Laughable really. He also addresses playing hard to get, as a woman's natural way.

That accounts for woman’s coyness, her shyness. That also accounts for her sometimes illogical habits of putting her man off. She realizes intuitively that, in order to make herself more desirable to her man, she must make herself less accessible. She must, in other words, establish the chaser-chased relationship between them.

However, the book goes from outdated to offering genuinely creepy advice.

Only an arrant fool seizes hold of such a girl when they are comfortably seats on a sofa, and suddenly shoves face into hers and smacks her lips.

This sounds quite respectful, but it continues, and it isn't.

Naturally, the first thing he should do is to arrange it so that the girl is seated against the arm of the sofa while he is at her side. In this way, she cannot edge away from him when he becomes serious in his attentions...If she flinches, makes an outcry, and tries to get up from the sofa, don't worry. Hold her, gently but firmly and all her fears with kind reassuring words.

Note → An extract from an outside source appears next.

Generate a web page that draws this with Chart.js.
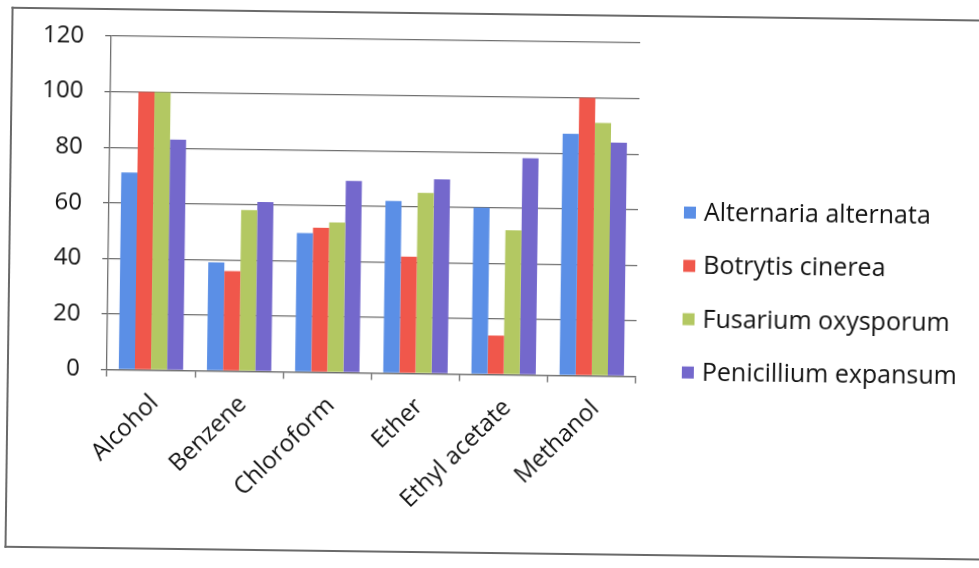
<!DOCTYPE html>
<html>
<head>
<meta charset="utf-8">
<script src="https://cdn.jsdelivr.net/npm/chart.js@4.4.1/dist/chart.umd.min.js"></script>
<style>
  html, body { margin: 0; padding: 0; background: #ffffff; overflow: hidden; }
  #sheet {
    position: relative; width: 979px; height: 568px;
    transform: rotate(0.75deg); transform-origin: 50% 50%;
  }
  #frame {
    position: absolute; left: 8px; top: 13px; width: 1000px; height: 541px;
    border: 2px solid #6a6a6a; border-right: none; box-sizing: border-box;
  }
  #chart { position: absolute; left: 0; top: 0; }
</style>
</head>
<body>
<div id="sheet">
  <div id="frame"></div>
  <canvas id="chart" width="979" height="568"></canvas>
</div>
<script>
// Solvents tested (x axis)
const solvents = ['Alcohol', 'Benzene', 'Chloroform', 'Ether', 'Ethyl acetate', 'Methanol'];

// Series names
const fungi = ['Alternaria alternata', 'Botrytis cinerea', 'Fusarium oxysporum', 'Penicillium expansum'];

// Values per fungus, one entry per solvent
const alternaria  = [71, 39, 50, 62, 60, 87];
const botrytis    = [100, 36, 52, 42, 14, 100];
const fusarium    = [100, 58, 54, 65, 52, 91];
const penicillium = [83, 61, 69, 70, 78, 84];

// Y axis tick values
const yTicks = [0, 20, 40, 60, 80, 100, 120];

const seriesValues = [alternaria, botrytis, fusarium, penicillium];
const seriesColors = ['#5b8fe6', '#f0574b', '#b3c862', '#7468cc'];

const FONT = '"Open Sans", "DejaVu Sans", sans-serif';
const INK = '#111111';
const GRID = '#6f6f6f';

// Legend drawn at the right of the plot, one row per dataset
const sideLegend = {
  id: 'sideLegend',
  afterDraw(chart) {
    const ctx = chart.ctx;
    ctx.save();
    ctx.font = '25px ' + FONT;
    ctx.textBaseline = 'middle';
    ctx.textAlign = 'left';
    chart.data.datasets.forEach((ds, i) => {
      const cy = 210 + i * 53.3;
      ctx.fillStyle = ds.backgroundColor;
      ctx.fillRect(683, cy - 6, 12, 12);
      ctx.fillStyle = INK;
      ctx.fillText(ds.label, 703, cy + 1);
    });
    ctx.restore();
  }
};

new Chart(document.getElementById('chart'), {
  type: 'bar',
  data: {
    labels: solvents,
    datasets: fungi.map((name, i) => ({
      label: name,
      data: seriesValues[i],
      backgroundColor: seriesColors[i],
      borderWidth: 0,
      categoryPercentage: 0.73,
      barPercentage: 1.0
    }))
  },
  options: {
    responsive: false,
    animation: false,
    devicePixelRatio: 1,
    layout: { padding: { top: 41, left: 8, right: 342, bottom: 14 } },
    plugins: {
      legend: { display: false },
      tooltip: { enabled: false }
    },
    scales: {
      x: {
        offset: true,
        grid: {
          offset: true,
          drawOnChartArea: false,
          drawTicks: true,
          tickLength: 7,
          color: GRID,
          lineWidth: 1.3
        },
        border: { display: true, color: GRID, width: 1.3 },
        ticks: {
          color: INK,
          font: { family: FONT, size: 24 },
          minRotation: 45,
          maxRotation: 45,
          padding: 12,
          labelOffset: 4
        },
        afterFit(scale) { scale.height = 179.5; }
      },
      y: {
        min: 0,
        max: 120,
        afterBuildTicks(scale) { scale.ticks = yTicks.map(v => ({ value: v })); },
        grid: {
          color: GRID,
          lineWidth: 1.3,
          tickLength: 6,
          drawTicks: true
        },
        border: { display: true, color: GRID, width: 1.3 },
        ticks: {
          color: INK,
          font: { family: FONT, size: 24 },
          padding: 21
        },
        afterFit(scale) { scale.width = 100; }
      }
    }
  },
  plugins: [sideLegend]
});
</script>
</body>
</html>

The book stops short of advocating violent sexual assault, it doesn't go beyond this underlying 'gently but firmly' threat. The reason it stops however is because Morris says that if the girl scratches at his face when he tries to kiss her, then the man should:

Start to get yourself out of a bad situation. Such girls are not to be trifled with...or kissed.

Historical context is important, but this book is less than a century old. The 'history' is within the lifetime of some of our grandparents.

Nevertheless it provides a snap shot of the past. Perhaps the Indy100 readers of 2096 will find blogs about 'negging' and wonder what the hell men were doing in the early 2000s.

Perhaps more worryingly, articles written today which are espousing the most up to date morality will be found to be undoubtedly immoral by the standards of the 22nd century.